Em seu discurso para a multidão, Mandela considerou de Klerk como "um dos maiores reformistas, um dos maiores filhos do nosso sólo" e disse que seu governo combinará líderes brancos e negros que trabalharão juntos para reconstruirem a África do Sul. Passando do inglês para o afrikaans, a língua da antiga classe governante branca, Mandela disse à multidão: "Esqueçamos o passado. O passado é o passado. Trabalhemos agora para construirmos uma grande nação".
12 de maio de 1994
O presidente sul-africano-Nelson Mandela indicou ontem Mangosuthu Buthelezi, Presidente do Partido da Liberdade Inkatha, nacionalista zulu e rival de seu Congresso Nacional Africano, para o importante cargo de Ministro de Assuntos Interiores, completando o governo de unidade nacional.
O novo Gabinete, que tomou posse e reuniu-se pela primeira vez na tarde de ontem, depois de dias de negociações e trocas sutis, tem 20 membros do CNA, sete do Partido Nacional, que governou a África do Sul até as eleições, e três do Inkatha. Há também 12 vice-ministros, oito dos quais pertencentes ao CNA, três ao Partido Nacional e um ao Inkatha.
Houve poucas surpresas na composição do Gabinete divulgada em Pretoria. A maioria dos indicados já havia sido anunciada extra-oficialmente por seus partidos nos dias que antecederam a posse de Mandela, acontecida terça-feira.

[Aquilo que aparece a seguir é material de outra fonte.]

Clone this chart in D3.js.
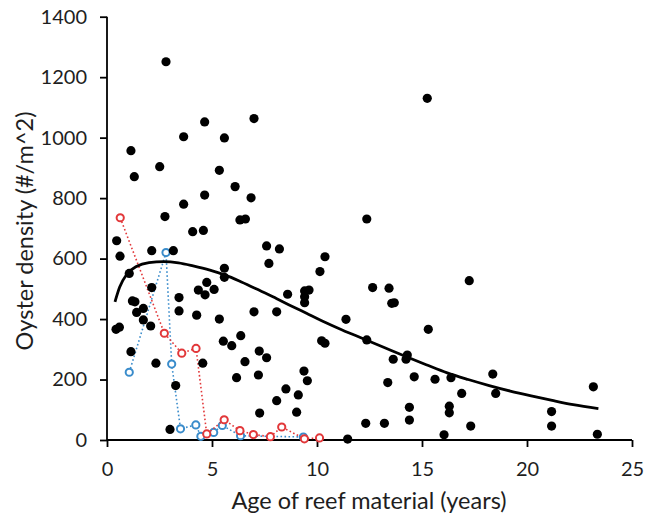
<!DOCTYPE html>
<html>
<head>
<meta charset="utf-8">
<script src="https://cdn.jsdelivr.net/npm/d3@7"></script>
<style>
  html, body { margin: 0; padding: 0; background: #fff; }
  svg { display: block; }
  text { font-family: Lato, "Open Sans", sans-serif; fill: #1e1e1e; }
</style>
</head>
<body>
<svg id="chart" width="647" height="518"></svg>
<script>
// ---------- data ----------
const blackX = [2.81,4.65,7.0,3.65,5.59,1.14,1.30,2.51,5.35,6.10,4.65,6.86,3.65,2.76,6.33,6.59,4.08,4.59,0.46,0.62,
  2.13,3.16,1.06,7.60,8.21,7.71,5.59,5.59,4.75,4.35,4.67,5.10,2.13,3.43,1.21,1.33,1.73,1.41,3.43,8.60,
  7.0,8.08,9.41,9.62,9.41,9.41,10.14,10.38,1.73,0.43,0.59,2.08,4.27,5.35,5.54,5.94,6.37,1.14,2.33,4.56,
  7.25,7.60,6.57,6.17,7.21,9.38,9.54,3.27,8.52,8.08,9.11,7.27,9.03,3.0,12.37,15.25,12.65,13.43,13.56,13.68,
  17.25,11.38,15.30,10.22,10.38,12.37,13.63,14.24,14.30,14.63,15.62,16.38,18.37,13.37,16.89,18.51,23.16,14.40,16.30,16.30,
  21.17,12.32,13.21,14.40,17.32,21.17,16.05,11.46,23.35];
const blackY = [1251,1052,1063,1003,999,957,871,904,892,838,810,801,780,739,728,731,689,693,659,608,
  626,626,551,642,632,584,568,538,521,496,480,498,504,471,460,457,435,422,427,482,
  424,424,493,496,474,454,557,606,397,366,373,377,413,400,327,312,345,292,254,254,
  294,272,259,206,215,228,196,180,169,130,149,89,92,35,731,1130,504,502,452,454,
  527,399,366,328,320,331,267,267,281,209,201,206,218,190,154,154,176,108,112,90,
  94,55,55,66,46,46,17,3,19];

const redX = [0.63,2.73,3.56,4.24,4.75,5.58,6.33,6.97,7.78,8.32,9.40,10.12];
const redY = [735,353,287,303,20,67,31,18,11,43,4,7];

const blueX = [1.06,2.81,3.08,3.50,4.23,4.47,5.08,5.49,6.36,9.35];
const blueY = [224,620,251,37,50,12,25,48,14,10];

// fitted trend curve
const fitX = [0.38,0.6,0.95,1.4,2.0,2.7,3.4,4.1,4.9,5.6,6.3,7.1,7.9,8.7,9.5,10.3,11.2,12.2,13.2,14.2,15.2,16.2,17.2,18.2,19.2,20.2,21.2,22.2,23.4];
const fitY = [457,505,549,574,587,590,586,576,562,546,526,500,474,446,419,392,364,335,306,277,249,222,200,180,162,146,131,117,104];

const xTicks = [0,5,10,15,20,25];
const yTicks = [0,200,400,600,800,1000,1200,1400];
const xTitle = "Age of reef material (years)";
const yTitle = "Oyster density (#/m^2)";

// ---------- drawing ----------
const svg = d3.select("#chart");
const x = d3.scaleLinear().domain([0,25]).range([107,632]);
const y = d3.scaleLinear().domain([0,1400]).range([440,16.7]);

const gx = svg.append("g").attr("transform","translate(0,440)")
  .call(d3.axisBottom(x).tickValues(xTicks).tickSize(7).tickPadding(15).tickFormat(d3.format("d")));
const gy = svg.append("g").attr("transform","translate(107,0)")
  .call(d3.axisLeft(y).tickValues(yTicks).tickSize(7).tickPadding(13).tickFormat(d3.format("d")));
[gx,gy].forEach(g => {
  g.select(".domain").attr("stroke","#000").attr("stroke-width",1.8);
  g.selectAll(".tick line").attr("stroke","#000").attr("stroke-width",1.8);
  g.selectAll(".tick text").style("font-family","Lato, sans-serif").style("font-size","20px").attr("fill","#1e1e1e");
});
gx.select(".domain").attr("d","M107,0H632");
gy.select(".domain").attr("d","M0,440V16.7");

const line = d3.line().x(d=>x(d[0])).y(d=>y(d[1]));

function series(xs, ys, color) {
  const pts = xs.map((v,i)=>[v, ys[i]]);
  svg.append("path").datum(pts).attr("d", line)
    .attr("fill","none").attr("stroke",color).attr("stroke-width",1.6)
    .attr("stroke-dasharray","1.6,2.4");
  svg.append("g").selectAll("circle").data(pts).join("circle")
    .attr("cx",d=>x(d[0])).attr("cy",d=>y(d[1])).attr("r",3.6)
    .attr("fill","#fff").attr("stroke",color).attr("stroke-width",2);
}
series(blueX, blueY, "#3a8ccb");
series(redX, redY, "#e2383a");

svg.append("g").selectAll("circle").data(blackX.map((v,i)=>[v, blackY[i]])).join("circle")
  .attr("cx",d=>x(d[0])).attr("cy",d=>y(d[1])).attr("r",4.6).attr("fill","#000");

svg.append("path").datum(fitX.map((v,i)=>[v, fitY[i]]))
  .attr("d", d3.line().x(d=>x(d[0])).y(d=>y(d[1])).curve(d3.curveMonotoneX))
  .attr("fill","none").attr("stroke","#000").attr("stroke-width",2.8);

svg.append("text").attr("x",369).attr("y",509).attr("text-anchor","middle")
  .style("font-size","23.5px").text(xTitle);
svg.append("text").attr("transform","translate(33,231) rotate(-90)").attr("text-anchor","middle")
  .style("font-size","23.5px").text(yTitle);
</script>
</body>
</html>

A África do Sul deverá ser atendida em seu pedido para ser readmitida na Comunidade Britânica, formada por ex-colônias da Grã-Bretanha, anunciou ontem o Chefe da Organização. Emeka Anyaoku, Secretário-Geral da Comunidade, disse ter se encontrado com o presidente Nelson Mandela e o novo ministro do Exterior, Alfred Nzo, que lhe confirmaram o desejo do país de voltar a pertencer ao grupo.
Um tribunal da África do Sul condenou ontem à morte seis membros do neonazistas Movimento de Resistência Afrikaner, pelo assassinato de quatro negros em dezembro do ano passado. O Afrikaner se opõe ao fim do Apartheid.